Emily Laurilliard, a first-year Ph.D. student in the lab, says she was drawn in part to Cosgrove’s work because she had worked with biomaterials as an undergraduate. She’s intrigued by the prospect of bridging biomaterials, engineering and stem cells.

“Our body has these little pockets of these adult stem cells that have this great potential, which is really exciting,” Laurilliard says. “It’s kind of cool that our bodies have this built-in way to heal itself.”

Paula Fraczek, an undergraduate biomedical engineering major in Cosgrove’s lab, works on a specific part of the signaling pathway to see how it fits into the broader decision-making process of muscle stem cells. “Engineering is basically just the manipulation of nature to get it to do what you want,” she says, which is how a friend of hers summed it up. “That’s exactly what we’re doing here.
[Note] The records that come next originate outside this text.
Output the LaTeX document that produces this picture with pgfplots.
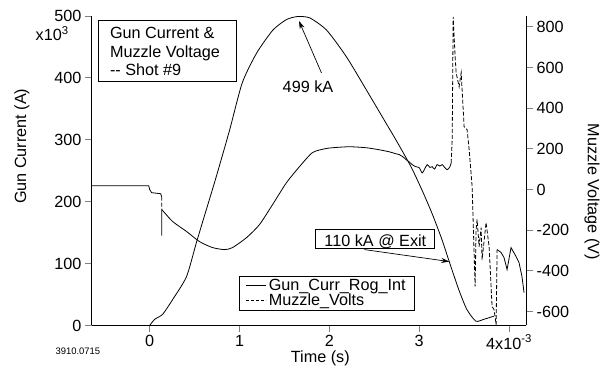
\documentclass[border=0pt]{standalone}
\usepackage{fontspec}
\setmainfont{Liberation Sans}
\usepackage{pgfplots}
\pgfplotsset{compat=1.18}
\usepackage{pgfplotstable}
\usetikzlibrary{arrows.meta}
\newcommand{\fs}{\fontsize{16.3}{19}\selectfont}

\pgfplotstableread{
t I
0 0
0.056 10
0.144 18
0.256 42
0.41 79
0.52 134
0.63 187
0.74 240
0.89 316
1.03 392
1.19 440
1.37 477
1.52 494
1.64 499
1.78 497
1.97 477
2.19 434
2.41 381
2.63 327
2.74 300
2.91 256
3.03 219
3.14 182
3.25 140
3.33 105
3.44 58
3.53 26
3.63 7
3.72 10
3.83 15
}\gun

\pgfplotstableread{
t V
-0.644 18
-0.011 18
0 -1
0.022 -16
0.122 -21
0.133 -36
}\voltA

\pgfplotstableread{
t V
0.133 -36
0.134 -227
0.135 -99
}\voltS

\pgfplotstableread{
t V
0.135 -99
0.256 -158
0.411 -207
0.556 -257
0.70 -286
0.833 -296
0.922 -286
1.078 -237
1.222 -173
1.367 -75
1.522 33
1.667 112
1.811 181
1.95 200
2.033 205
2.222 210
2.411 205
2.556 195
2.667 185
2.72 178
2.778 171
2.82 160
2.856 146
2.89 135
2.922 122
2.96 112
3.0 107
3.033 81
3.06 100
3.089 122
3.12 108
3.144 112
3.17 100
3.2 122
3.23 115
3.256 122
3.28 110
3.311 97
3.34 110
3.356 131
}\voltB

\pgfplotstableread{
t V
3.356 131
3.367 244
3.378 849
3.40 650
3.411 574
3.444 505
3.467 574
3.5 308
3.533 294
3.556 195
3.589 14
3.622 -477
3.633 -198
3.644 -148
3.667 -281
3.689 -188
3.70 -345
3.744 -163
3.778 -281
3.811 -576
3.833 -591
3.856 -665
3.867 -296
}\voltC

\pgfplotstableread{
t V
3.867 -296
3.911 -310
3.944 -335
3.978 -394
4.022 -286
4.078 -330
4.111 -360
4.144 -429
4.167 -508
}\voltD

\begin{document}
\begin{tikzpicture}
\begin{scope}[x=1bp,y=-1bp]
\useasboundingbox (0,0) rectangle (603,369);
\end{scope}
\pgfplotsset{myaxis/.style={
  width=435bp, height=310bp, scale only axis,
  at={(92bp,-326bp)}, anchor=south west,
  xmin=-0.644, xmax=4.19,
  tick align=outside, major tick length=7bp,
  axis line style={-, line width=1bp},
  major tick style={line width=0.9bp},
  font=\fs,
  /pgf/number format/assume math mode=true,
  tick label style={font=\fs},
  label style={font=\fs},
}}
\begin{axis}[myaxis,
  axis x line*=bottom, axis y line*=left,
  ymin=0, ymax=500,
  ytick={0,100,200,300,400,500},
  yticklabels={0,100,200,300,400,500},
  xtick={0,1,2,3,4},
  xticklabels={0,1,2,3,4x10\textsuperscript{-3}},
  xticklabel style={yshift=1bp},
  xlabel={Time (s)},
  ylabel={Gun Current (A)},
  ylabel style={at={(axis description cs:-0.161,0.579)}, anchor=center},
  xlabel style={at={(axis description cs:0.526,0)}, anchor=center, yshift=-33bp},
]
\addplot[black, line width=0.8bp, smooth, tension=0.4] table[x=t, y=I] {\gun};
\end{axis}
\begin{axis}[myaxis,
  axis x line=none, axis y line*=right,
  ymin=-669, ymax=853,
  ytick={-600,-400,-200,0,200,400,600,800},
  yticklabels={-600,-400,-200,0,200,400,600,800},
  ylabel={Muzzle Voltage (V)},
  ylabel style={at={(axis description cs:1.152,0.432)}, anchor=center, rotate=180},
  legend style={at={(0.338,0.1613)}, anchor=north west, draw=black,
    line width=0.8bp, inner xsep=7bp, inner ysep=1bp, font=\fs,
    cells={anchor=west}, row sep=-2bp,
    /tikz/every even column/.append style={column sep=4bp}},
  legend image code/.code={\draw[#1, line width=0.8bp] (0bp,0bp) -- (20bp,0bp);},
]
\addlegendimage{black, solid}
\addlegendentry{Gun\_Curr\_Rog\_Int}
\addlegendimage{black, dash pattern=on 3bp off 2bp}
\addlegendentry{Muzzle\_Volts}
\addplot[black, line width=0.8bp, forget plot] table[x=t, y=V] {\voltA};
\addplot[black, line width=0.8bp, dash pattern=on 4bp off 2bp, forget plot] table[x=t, y=V] {\voltS};
\addplot[black, line width=0.8bp, smooth, tension=0.4, forget plot] table[x=t, y=V] {\voltB};
\addplot[black, line width=0.8bp, dash pattern=on 4bp off 2bp, forget plot] table[x=t, y=V] {\voltC};
\addplot[black, line width=0.8bp, forget plot] table[x=t, y=V] {\voltD};
\end{axis}
\begin{scope}[x=1bp,y=-1bp]
\node[anchor=east, font=\fs, inner sep=0pt] at (69,34) {x10\textsuperscript{3}};
\draw[line width=0.8bp, fill=white] (99,20) rectangle (237,82);
\node[anchor=base west, font=\fs, inner sep=0pt] at (110,39) {Gun Current \&};
\node[anchor=base west, font=\fs, inner sep=0pt] at (110,57.5) {Muzzle Voltage};
\node[anchor=base west, font=\fs, inner sep=0pt] at (110,76) {-{}- Shot \#9};
\node[anchor=base, font=\fs, inner sep=0pt] at (308.5,93) {499 kA};
\draw[line width=0.7bp, -{Stealth[length=8bp,width=5bp]}] (322,73) -- (299.5,21);
\draw[line width=0.8bp, fill=white] (316,230) rectangle (435,249);
\node[anchor=base, font=\fs, inner sep=0pt] at (376,247) {110 kA @ Exit};
\draw[line width=0.7bp, -{Stealth[length=8bp,width=5bp]}] (365,250) -- (450,262);
\node[anchor=center, font=\fontsize{9.5}{11}\selectfont, inner sep=0pt] at (78,352) {3910.0715};
\end{scope}
\end{tikzpicture}
\end{document}
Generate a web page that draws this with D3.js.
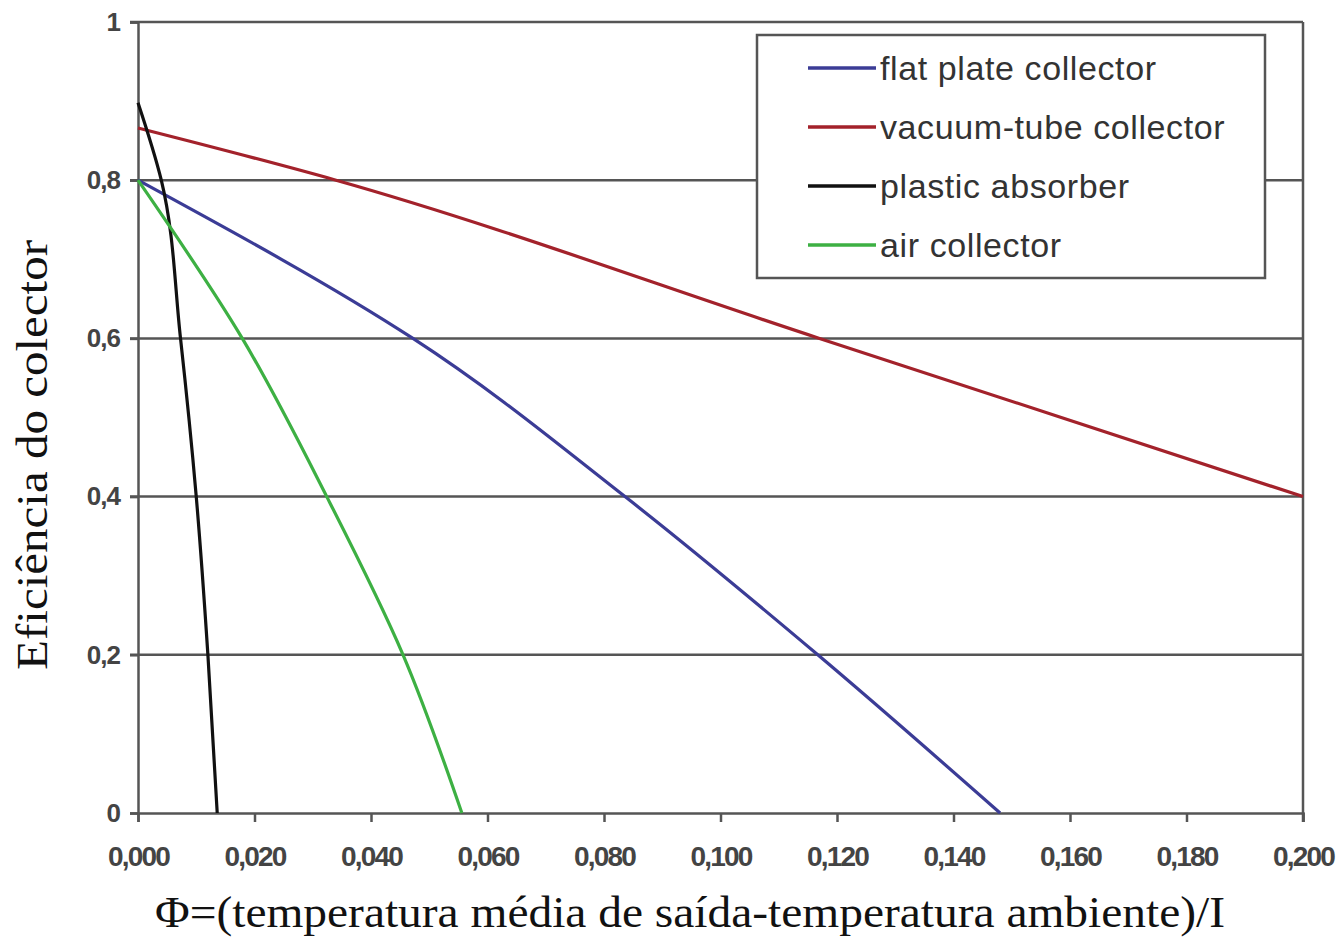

There are systems in place to heal muscle tissue and actually get it to work properly. And sometimes it just needs that little bit of a push,” Fraczek says.

While the work in his lab is promising, Cosgrove cautions that the use of this research in humans is still a long way off—likely a decade or more, after the engineering is worked out and the eventual treatments go through the regulatory process. But eventually, “if we can understand how the cells are thinking in their complicated environments,” Cosgrove says, “we can engineer better therapies.”